Interviewer: Can you help people only in Michigan, or nationwide?
Andrew: I can only help people in the state of Michigan. I would love to help people anywhere in the country but I am only licensed to practice law in the state of Michigan.
Interviewer: To qualify, someone has to live in Michigan. The calls can come from anywhere obviously, but they have to live in Michigan?
Andrew: That is right. That brings up another important point. You don’t want to record phone calls unless you know for sure that the person calling is in the state of Michigan. I say that because a lot of people think that they can record phone calls but that technically could be a criminal act. You only want to record phone calls if you know the person.
If you are 100% sure the person is calling from within the state of Michigan and you and that person are the only persons on the line, you can record it without their consent. If they are calling outside the state, you do not want to take that risk because you might be violating another state’s criminal law.
Interviewer: What if you say, “I am going to record your call for quality assurance?”
Andrew: You could say that but that collector will likely hang up.

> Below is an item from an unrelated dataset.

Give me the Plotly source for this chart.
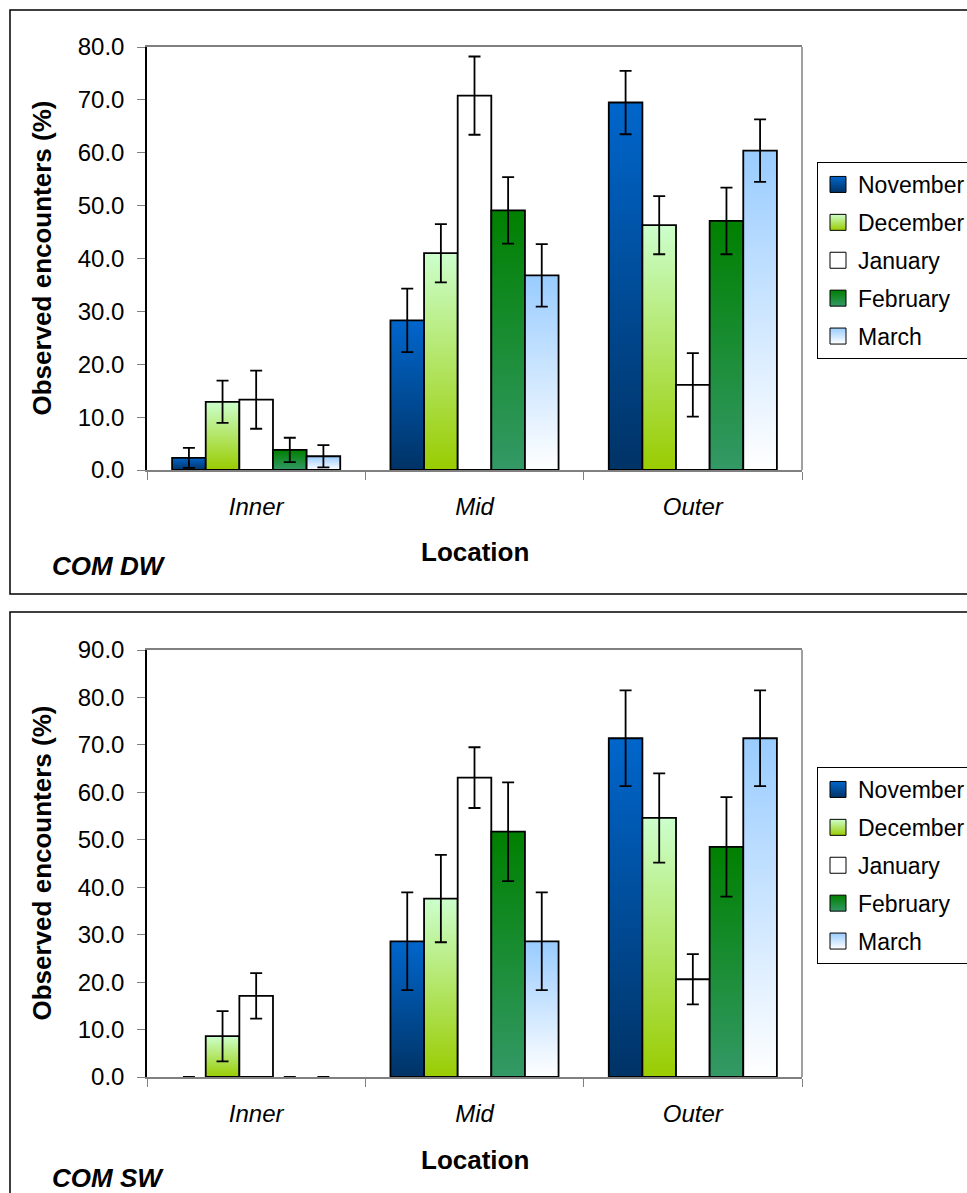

Interviewer: Okay, that is a good way to make them hang up.
Andrew: You do not want them to hang up. You want the collector to spill their guts. You want to keep asking them questions and you want them to break the law. You want to be nice because the call is recorded.
You have to be careful because a jury might hear this call. So you can’t be a real jerk. You can’t swear. You shouldn’t. You can be whatever you want. But to maximize your recovery, the nicer you are to the collector the better.